The head of now bankrupt futures brokerage PFG may not have been very successful when it comes to executing succesful suicide attempts, but when it comes to spending stolen client money (at least $200 million) over a period of two decades he had few equals. From the WSJ: "Peregrine Financial Services Inc.'s founder said he spent most of the money allegedly embezzled from customers to cushion his futures brokerage's capital, fund a new corporate headquarters—and to pay regulatory fines and fees, according to previously undisclosed parts of a suicide note and signed statement." It also appears that it was all the regulators' fault: "The note and the statement, which a person familiar with the situation said were left by Peregrine Chief Executive Russell Wasendorf Sr., blames the fraud on "mean spirited" regulators that dogged his firm, saying they were looking to put firms out of business rather than protect commodities investors. The statement also said that deceiving the regulators was "relatively simple."" Here is where it goes from the bizzare to the surreal: '"Most of the misappropriated funds went to maintain the increasing levels of Regulatory Capital to keep [Peregrine] in business and to pay business [losses]," said the signed statement, which was reviewed by The Wall Street Journal. The statement says the misappropriated customer funds also were used to build Peregrine's headquarters in Cedar Falls, Iowa, and to "pay Fines and Fees charged by the regulators."
So... to summarize... the guy who stole money for twenty years, stole it only to comply with regulators requirements for compliance...
Now that does not compute.
Of course, once one gets beyond the shock at the sheer lunacy of what he said, it does imply that the CFTC may have been close to actually catch this criminal in the act, at least once in 20 years.
The note indicates a potentially closer involvement by the CFTC in overseeing Peregrine, commonly known as PFGBest, than previously known.
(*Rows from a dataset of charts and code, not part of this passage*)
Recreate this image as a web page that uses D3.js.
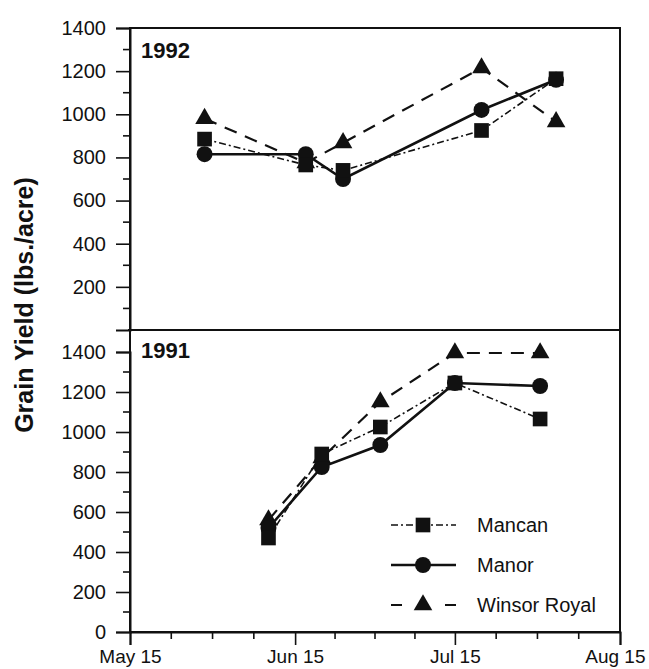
<!DOCTYPE html>
<html>
<head>
<meta charset="utf-8">
<script src="https://cdn.jsdelivr.net/npm/d3@7"></script>
<style>
  body { margin: 0; background: #fff; }
  svg text { font-family: "Liberation Sans", Arial, sans-serif; fill: #111; }
</style>
</head>
<body>
<svg id="chart" width="649" height="669"></svg>
<script>
// sampling dates (month-day) and yields
const dates1992 = ["05-29", "06-17", "06-24", "07-20", "08-03"];
const mancan1992 = [885, 765, 740, 925, 1165];
const manor1992 = [815, 815, 700, 1020, 1160];
const winsor1992 = [980, 775, 868, 1215, 965];

const dates1991 = ["06-10", "06-20", "07-01", "07-15", "07-31"];
const mancan1991 = [470, 890, 1025, 1245, 1065];
const manor1991 = [520, 825, 935, 1245, 1230];
const winsor1991 = [560, 870, 1150, 1395, 1395];

const xTickLabels = ["May 15", "Jun 15", "Jul 15", "Aug 15"];
const xTickDates = ["05-15", "06-15", "07-15", "08-15"];
const yTicksTop = [200, 400, 600, 800, 1000, 1200, 1400];
const yTicksBottom = [0, 200, 400, 600, 800, 1000, 1200, 1400];
const seriesNames = ["Mancan", "Manor", "Winsor Royal"];

const svg = d3.select("#chart");
const pLeft = 130, pRight = 620, pTop = 28, pMid = 330, pBottom = 632;

const parse = s => new Date(1992, +s.slice(0, 2) - 1, +s.slice(3));
const majorDates = xTickDates.map(parse);

const x = d3.scaleTime().domain([majorDates[0], majorDates[3]]).range([pLeft, pRight]);
const yTop = d3.scaleLinear().domain([0, 1400]).range([pMid, pTop]);
const yBot = d3.scaleLinear().domain([0, 1400]).range([pBottom, 352]);

const styles = {
  "Mancan": {dash: "7,3,2,3", width: 1.6, symbol: d3.symbolSquare, size: 215},
  "Manor": {dash: null, width: 2.6, symbol: d3.symbolCircle, size: 200},
  "Winsor Royal": {dash: "13,9", width: 2.2, symbol: d3.symbolTriangle, size: 150}
};

// frames
svg.append("rect").attr("x", pLeft).attr("y", pTop).attr("width", pRight - pLeft).attr("height", pBottom - pTop)
  .attr("fill", "none").attr("stroke", "#111").attr("stroke-width", 2);
svg.append("line").attr("x1", pLeft - 2).attr("x2", pRight).attr("y1", pMid).attr("y2", pMid)
  .attr("stroke", "#111").attr("stroke-width", 2.2);

function yAxis(scale, labels, maxMinor) {
  const minor = d3.range(100, maxMinor, 200);
  const g = svg.append("g").attr("transform", `translate(${pLeft},0)`);
  g.call(d3.axisLeft(scale).tickValues(labels).tickSize(14).tickPadding(10).tickFormat(d3.format("d")));
  g.selectAll(".tick line").attr("stroke", "#111").attr("stroke-width", 1.6);
  g.select(".domain").attr("stroke", "#111").attr("stroke-width", 2);
  g.selectAll(".tick text").attr("font-size", 20).attr("fill", "#111");
  g.selectAll(".minor").data(minor).enter().append("line")
    .attr("x1", -7).attr("x2", 0).attr("y1", d => scale(d)).attr("y2", d => scale(d))
    .attr("stroke", "#111").attr("stroke-width", 1.6);
}
yAxis(yTop, yTicksTop, 1400);
yAxis(yBot, yTicksBottom, 1400);

// x axis
const xg = svg.append("g").attr("transform", `translate(0,${pBottom})`);
xg.call(d3.axisBottom(x).tickValues(majorDates).tickSize(13).tickPadding(5)
  .tickFormat((d, i) => xTickLabels[i]));
xg.select(".domain").attr("stroke", "#111").attr("stroke-width", 2);
xg.selectAll(".tick line").attr("stroke", "#111").attr("stroke-width", 1.6);
xg.selectAll(".tick text").attr("font-size", 19).attr("fill", "#111");
// last label sits a little left so it stays inside the page
xg.selectAll(".tick text").filter((d, i) => i === 3).attr("text-anchor", "end").attr("x", 25);
const minorX = [];
for (let i = 0; i < 3; i++) {
  const a = majorDates[i], b = majorDates[i + 1];
  [0.25, 0.5, 0.75].forEach(f => minorX.push(d3.interpolateDate(a, b)(f)));
}
xg.selectAll(".minorx").data(minorX).enter().append("line")
  .attr("x1", d => x(d)).attr("x2", d => x(d)).attr("y1", 0).attr("y2", 7)
  .attr("stroke", "#111").attr("stroke-width", 1.6);

// y axis title
svg.append("text").attr("transform", "translate(33,305) rotate(-90)")
  .attr("text-anchor", "middle").attr("font-size", 25).attr("font-weight", "bold")
  .text("Grain Yield (lbs./acre)");

svg.append("text").attr("x", 141).attr("y", 58).attr("font-size", 22).attr("font-weight", "bold").text("1992");
svg.append("text").attr("x", 141).attr("y", 358).attr("font-size", 22).attr("font-weight", "bold").text("1991");

function drawSeries(dates, values, yScale, name) {
  const st = styles[name];
  const pts = dates.map((d, i) => [x(parse(d)), yScale(values[i])]);
  svg.append("path").attr("d", d3.line()(pts)).attr("fill", "none")
    .attr("stroke", "#111").attr("stroke-width", st.width)
    .attr("stroke-dasharray", st.dash);
  svg.selectAll(null).data(pts).enter().append("path")
    .attr("transform", p => `translate(${p[0]},${p[1]})`)
    .attr("d", d3.symbol().type(st.symbol).size(st.size)).attr("fill", "#111");
}

drawSeries(dates1992, winsor1992, yTop, "Winsor Royal");
drawSeries(dates1992, manor1992, yTop, "Manor");
drawSeries(dates1992, mancan1992, yTop, "Mancan");
drawSeries(dates1991, winsor1991, yBot, "Winsor Royal");
drawSeries(dates1991, manor1991, yBot, "Manor");
drawSeries(dates1991, mancan1991, yBot, "Mancan");

// legend
const legendY = d3.scalePoint().domain(seriesNames).range([525, 605]);
seriesNames.forEach(name => {
  const st = styles[name];
  const yy = legendY(name);
  svg.append("line").attr("x1", 391).attr("x2", 456).attr("y1", yy).attr("y2", yy)
    .attr("stroke", "#111").attr("stroke-width", st.width)
    .attr("stroke-dasharray", name === "Winsor Royal" ? "11,43" : st.dash);
  svg.append("path").attr("transform", `translate(423,${yy})`)
    .attr("d", d3.symbol().type(st.symbol).size(st.size)).attr("fill", "#111");
  svg.append("text").attr("x", 477).attr("y", yy + 7).attr("font-size", 20).text(name);
});
</script>
</body>
</html>
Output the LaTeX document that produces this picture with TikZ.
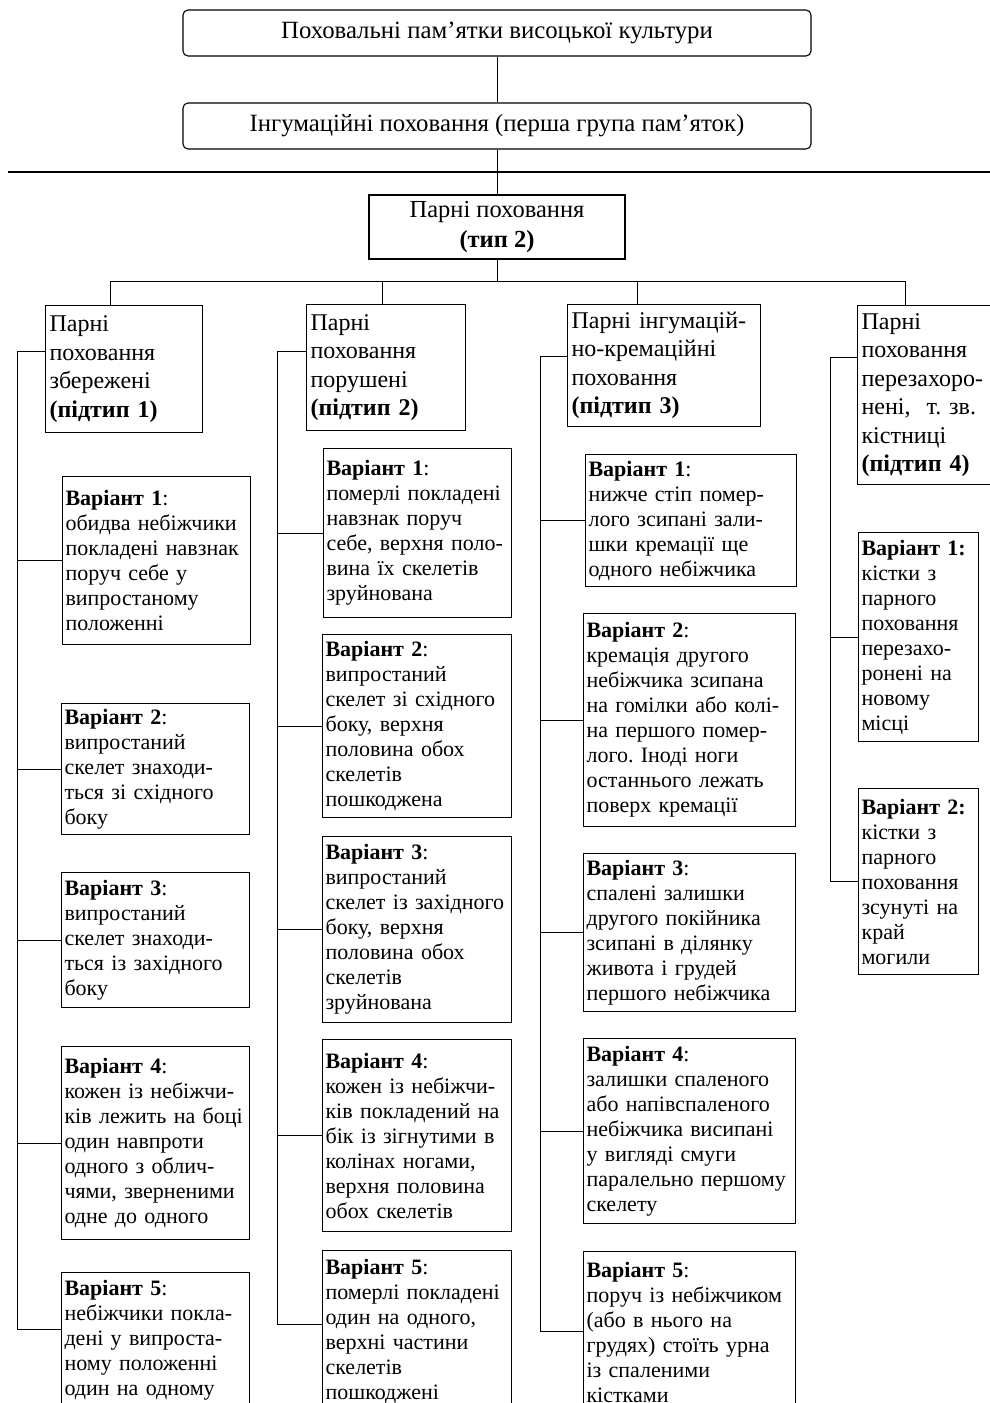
\documentclass[tikz,border=0pt]{standalone}
\usepackage{fontspec}
\setmainfont{Liberation Serif}
\frenchspacing
\usetikzlibrary{positioning}
\tikzset{
    topbox/.style={draw, line width=1.1pt, rounded corners=5pt, minimum width=628pt, minimum height=46pt, font=\fontsize{24.8}{28}\selectfont},
    typebox/.style={draw, line width=1.1pt, align=center, minimum width=256pt, minimum height=64pt, font=\fontsize{24.5}{30}\selectfont},
    subbox/.style={draw, line width=1.1pt, anchor=north west, align=left, inner xsep=4pt, inner ysep=2pt, font=\fontsize{24}{28.5}\selectfont},
    varbox/.style={draw, line width=1.1pt, anchor=north west, align=left, inner xsep=3pt, inner ysep=2pt, font=\fontsize{22}{25}\selectfont},
    link/.style={line width=0.9pt}
}

\begin{document}
\begin{tikzpicture}[x=1pt, y=-1pt]
    \useasboundingbox (0,0) rectangle (990,1403);
    \clip (0,0) rectangle (990,1403);

    % Верхні блоки
    \node[topbox] (t0) at (497,33) {Поховальні пам’ятки висоцької культури};
    \node[topbox] (t1) at (497,126) {Інгумаційні поховання (перша група пам’яток)};
    \node[typebox] (t2) at (497,227) {Парні поховання\\\textbf{(тип 2)}};
    \draw[link] (t0) -- (t1);
    \draw[link] (t1) -- (t2);
    \draw[line width=1.2pt] (8,172) -- (990,172);

    % Підтипи
    \node[subbox, text width=149pt, minimum height=127pt] (s1) at (45,305) {Парні\\поховання\\збережені\\\textbf{(підтип 1)}};
    \node[subbox, text width=151pt, minimum height=126pt] (s2) at (306,304) {Парні\\поховання\\порушені\\\textbf{(підтип 2)}};
    \node[subbox, text width=185pt, minimum height=122pt] (s3) at (567,304) {Парні інгумацій-\\но-кремаційні\\поховання\\\textbf{(підтип 3)}};
    \node[subbox, text width=142pt, minimum height=179pt] (s4) at (857,305) {Парні\\поховання\\перезахоро-\\нені,~ т. зв.\\кістниці\\\textbf{(підтип 4)}};

    \coordinate (d1) at (110,281);
    \coordinate (d2) at (382,281);
    \coordinate (d3) at (637,281);
    \coordinate (d4) at (905,281);
    \draw[link] (t2) -- (t2 |- d1);
    \draw[link] (d1) -- (d4);
    \foreach \i in {1,...,4}
        \draw[link] (d\i) -- (d\i |- s\i.north);

    % Варіанти: підтип 1
    \node[varbox, text width=182pt, minimum height=168pt] (v11) at (62,476) {\textbf{Варіант 1}:\\обидва небіжчики\\покладені навзнак\\поруч себе у\\випростаному\\положенні};
    \node[varbox, text width=182pt, minimum height=131pt] (v12) at (61,703) {\textbf{Варіант 2}:\\випростаний\\скелет знаходи-\\ться зі східного\\боку};
    \node[varbox, text width=182pt, minimum height=135pt] (v13) at (61,872) {\textbf{Варіант 3}:\\випростаний\\скелет знаходи-\\ться із західного\\боку};
    \node[varbox, text width=182pt, minimum height=193pt] (v14) at (61,1046) {\textbf{Варіант 4}:\\кожен із небіжчи-\\ків лежить на боці\\один навпроти\\одного з облич-\\чями, зверненими\\одне до одного};
    \node[varbox, text width=182pt, minimum height=136pt] (v15) at (61,1272) {\textbf{Варіант 5}:\\небіжчики покла-\\дені у випроста-\\ному положенні\\один на одному};

    % Варіанти: підтип 2
    \node[varbox, text width=182pt, minimum height=169pt] (v21) at (323,448) {\textbf{Варіант 1}:\\померлі покладені\\навзнак поруч\\себе, верхня поло-\\вина їх скелетів\\зруйнована};
    \node[varbox, text width=183pt, minimum height=183pt] (v22) at (322,634) {\textbf{Варіант 2}:\\випростаний\\скелет зі східного\\боку, верхня\\половина обох\\скелетів\\пошкоджена};
    \node[varbox, text width=183pt, minimum height=186pt] (v23) at (322,836) {\textbf{Варіант 3}:\\випростаний\\скелет із західного\\боку, верхня\\половина обох\\скелетів\\зруйнована};
    \node[varbox, text width=183pt, minimum height=192pt] (v24) at (322,1039) {\textbf{Варіант 4}:\\кожен із небіжчи-\\ків покладений на\\бік із зігнутими в\\колінах ногами,\\верхня половина\\обох скелетів};
    \node[varbox, text width=183pt, minimum height=161pt] (v25) at (322,1250) {\textbf{Варіант 5}:\\померлі покладені\\один на одного,\\верхні частини\\скелетів\\пошкоджені};

    % Варіанти: підтип 3
    \node[varbox, text width=205pt, minimum height=132pt] (v31) at (585,454) {\textbf{Варіант 1}:\\нижче стіп помер-\\лого зсипані зали-\\шки кремації ще\\одного небіжчика};
    \node[varbox, text width=206pt, minimum height=213pt] (v32) at (583,613) {\textbf{Варіант 2}:\\кремація другого\\небіжчика зсипана\\на гомілки або колі-\\на першого помер-\\лого. Іноді ноги\\останнього лежать\\поверх кремації};
    \node[varbox, text width=206pt, minimum height=158pt] (v33) at (583,853) {\textbf{Варіант 3}:\\спалені залишки\\другого покійника\\зсипані в ділянку\\живота і грудей\\першого небіжчика};
    \node[varbox, text width=206pt, minimum height=185pt] (v34) at (583,1038) {\textbf{Варіант 4}:\\залишки спаленого\\або напівспаленого\\небіжчика висипані\\у вигляді смуги\\паралельно першому\\скелету};
    \node[varbox, text width=206pt, minimum height=161pt] (v35) at (583,1251) {\textbf{Варіант 5}:\\поруч із небіжчиком\\(або в нього на\\грудях) стоїть урна\\із спаленими\\кістками};

    % Варіанти: підтип 4
    \node[varbox, text width=114pt, minimum height=209pt] (v41) at (858,532) {\textbf{Варіант 1:}\\кістки з\\парного\\поховання\\перезахо-\\ронені на\\новому\\місці};
    \node[varbox, text width=114pt, minimum height=186pt] (v42) at (858,788) {\textbf{Варіант 2:}\\кістки з\\парного\\поховання\\зсунуті на\\край\\могили};

    % Бічні лінії
    \coordinate (sp1) at (17,351);
    \coordinate (sp2) at (277,351);
    \coordinate (sp3) at (540,356);
    \coordinate (sp4) at (830,357);
    \coordinate (b15) at (61,1329);
    \coordinate (b25) at (322,1324);
    \coordinate (b35) at (583,1331);

    \draw[link] (s1.west |- sp1) -- (sp1) |- (b15);
    \draw[link] (s2.west |- sp2) -- (sp2) |- (b25);
    \draw[link] (s3.west |- sp3) -- (sp3) |- (b35);
    \draw[link] (s4.west |- sp4) -- (sp4) |- (v42.west);
    \foreach \c in {1,2,3}
        \foreach \j in {1,...,4}
            \draw[link] (v\c\j.west) -- (v\c\j.west -| sp\c);
    \draw[link] (v41.west) -- (v41.west -| sp4);
\end{tikzpicture}
\end{document}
The CFTC has said it left the day-to-day regulation of PFGBest to the NFA, a industry self-regulatory body. Thus, the note could put further pressure by investors and lawmakers on the CFTC for missing the scandal, particularly with the intense scrutiny alleged by Mr. Wasendorf.
Spokesmen for the CFTC declined immediate comment Tuesday. The NFA didn't immediately respond.
"I have to say I don't feel bad about deceiving the regulators," the note said. "They made the decision to be my enemy."
Ok, we get his hatred of the regulators: after all they were trying (unsuccessfully) to catch a criminal commiting a crime for 20 years. Now if only he can explain why he also deceived his customers, friends and clients.
Or do we have to wait until the psych evaluation?